When it passes that test, the helium cryo compressor turns on and starts its little refrigeration bit inside the cryo pump.
So I see the temperature readout which is in Kelvin, starts at around 299 degrees K and starts lowering as the helium does its magic.
So when it gets down to around 273 degrees K, 0 degrees C, 32 degrees F, freezing point of water, the vacuum reading which had been hanging out at around 50 microns, starts dropping and eventually reaches about 20 microns.
So here is the question: I know that is WAY to hot to be actually trapping gasses in the charcoal array but it has gotten to the freezing point of water.
So when the vacuum reading goes to 20 microns, a bit lower than half its previous pressure, is it ok to assume the only thing being pumped at that point is water vapor, humidity in other words.
That being the case, if it drops from 50 to 25 microns, say, would it be correct to say the humidity level was around 50% inside the pump when the pump started cooling down? It would seem to me to be so because it seems to have lost about half its original pressure and at that point, like right now the cryo is down to 180 degrees K and no more water is there to be frozen out and it stays at 20 microns, till it gets down to about 80 degrees at which point it will start freezing out the first gas, nitrogen at around 78 degrees K. Till it reaches that point, it will still read 20 microns because water vapor has frozen out leaving, I presume, dry air inside the pump, the vapor having frozen out on the charcoal.

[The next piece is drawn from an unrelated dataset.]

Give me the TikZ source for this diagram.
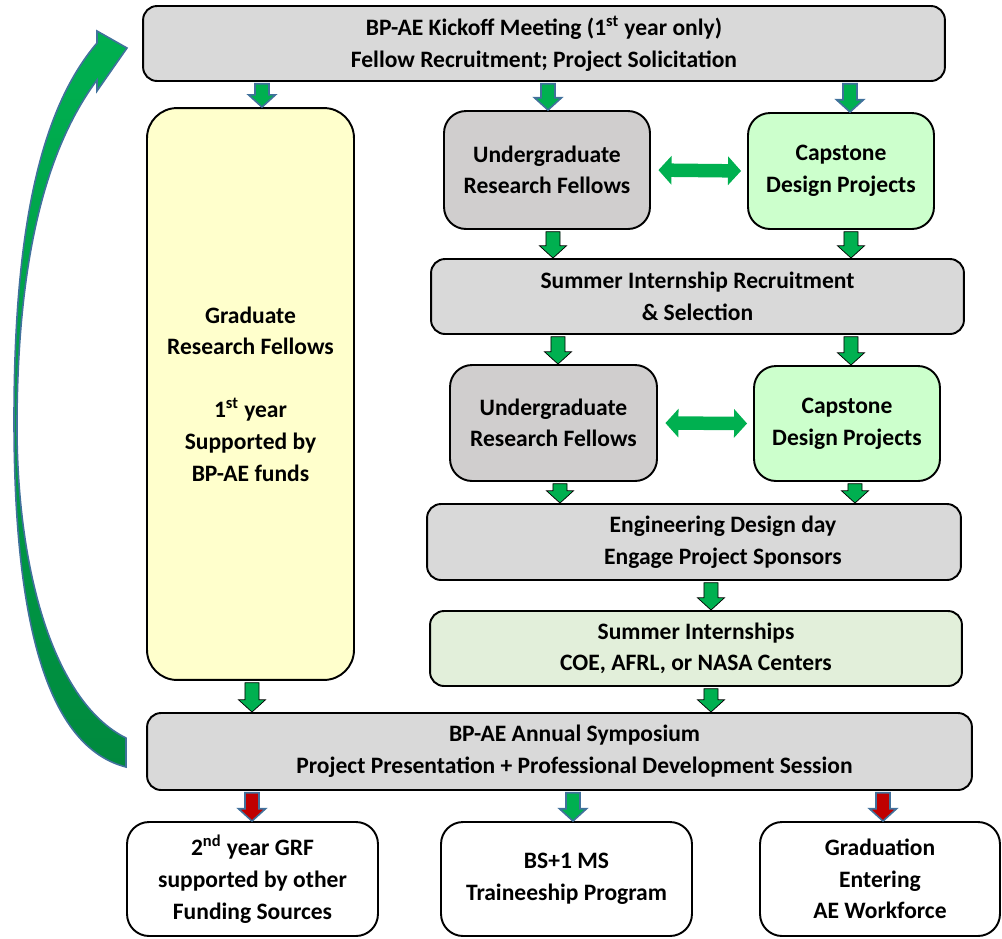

So from say, 200 degrees K to 80 degrees K, it stays around 20 microns, maybe a drop from good old Boyle, but not too much less, till it starts freezing out N2 first, then O2 and so forth, the gasses check in but they don't check out, stuck to the charcoal array which at the end is around 10 to 13 degrees K and at that point becomes a real pump and you can get down to the minus 8 range which one of my machine reaches regularly or low 7 range on the machine I am working on today.
So would I be safe in saying the humidity of the original atmosphere inside the cryo pump, starting at 50 microns and working its way down to 25 microns, is it safe to say the relative humidity had to have been around 50 %?
Or is my head just screwed on backwards as normal🙂
Originally posted by sonhouseAssuming it is water vapour freezing out..
In my job we have high vacuum systems using mechanical roughing pumps and high vac pumps like turbo pumps and cryo pumps. Cryo pumps work by taking an array of activated charcoal down to around 10 degrees Kelvin. But I just noticed for the first time, I replaced a cryo pump and we first have to evacuate the inside of the pump to around 50 microns from atmos ...[text shortened]... ve humidity had to have been around 50 %?
Or is my head just screwed on backwards as normal🙂
There are different measures of humidity.
If you are talking about humidity as a % then you are talking about 'relative humidity'
which is the "ratio of the partial pressure of water vapor in an air-water mixture to
the saturated vapor pressure of water at a prescribed temperature".
In your example, if the saturated vapour pressure was 50% water vapour 50% air,
then prior to freezing the sample would have been at 100% humidity.
Absolute humidity is given in mass per unit volume of water vapour.